# Wobbler steam engine



## Bofobo (Jan 4, 2018)

So as with most builds it just kind of starts one day and before long its done... waiting for final assembly later this evening but i had it running before pollishing it all 

I started with a piece of cast brass i originally created at part of a brass and aluminum hammer. It failed the task so i found it a new home 



I picked thru and found the remaining bits after a small purchase from metal super market of some general stock,  


so here are the parts after clean up and the final assembly, all other pictures ar build progress, the only plan i had was a general following of  a lyle peterson (youtube: tubalcain, mrpete222) single acting oscillating wobbler steam engine. I was listening to the build videos like a pod cast and what i got was this little beauty.

 I need a base yet, a project for tonight likely, and a steam boiler to run it, the only steel parts are the main body, crank pin, crank rod, the cylinder is alum, the piston brass.


----------



## DPittman (Jan 6, 2018)

Hey that looks good. Im lining up some materials and if I ever get my broken lathe fixed I have plans to make a few steam engines. Ive never made one before so I will be looking for tips. Nice work on yours!
Don


----------



## Bofobo (Jan 8, 2018)

The almost final product. Very early on i drilled and tapped a hole in my fly wheel axle for a retainer screw, as you can see i have never finished it off, im in between capping it with a plug and making it non removable Or Making up a custom low profile screw, i nailed the  crank first try and it presses on ... for now anyway. Thoughts?

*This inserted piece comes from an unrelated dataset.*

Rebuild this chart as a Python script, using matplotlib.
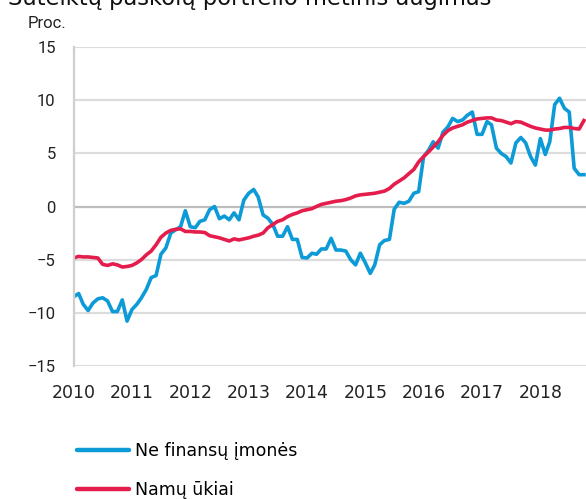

The base is simple, recessed bottom and the un touched ring if rust ads a very strong contrast to the highly polished machine above


----------



## DPittman (Jan 8, 2018)

Looks awesome! And inspiring!  I can't wait to attempt one. 
Now you HAVE to make a boiler for it.

Don


----------



## Bofobo (Jan 8, 2018)

Its on the list for sure, material sourcing first


----------



## PeterT (Jan 8, 2018)

Nice attention to detail on the finishing. I predict your miniature engine sickness will only get worse from here! lol


----------



## Bofobo (Jan 8, 2018)

Yes! A goal i had when i first set foot into the world of machining. However there are a great many dings in it all over, from pieces being ripped from my hand during final polish  i may clean them up one day perhaps, but for now its scars of experience


----------



## Alexander (Jan 8, 2018)

This looks rad. I really like building  these little steam engines too. I posted a similar project on the form about a year ago. Nice work so far if you build a boiler put a pressure relief valve on it and keep it under 10psi. 5-8psi will run your motor fine.


----------



## DPittman (Jan 8, 2018)

Alexander,
Is your post regarding your engine still around?
I would like to check that out also.

Don


----------



## Alexander (Jan 8, 2018)

Here it is
canadianhobbymetalworkers.com/threads/first-live-steam-project.173/


----------



## DPittman (Jan 9, 2018)

Oh I must have been asleep to miss that. Thanks. Also cool!
Don


----------



## Everett (Feb 7, 2018)

That is cool.  Brass machines and polishes up so nicely!


----------



## Tom O (Apr 7, 2018)

Here is a old popular mechanics boiler build for you!

https://madmodder.net/index.php/topic,9920.0.html


----------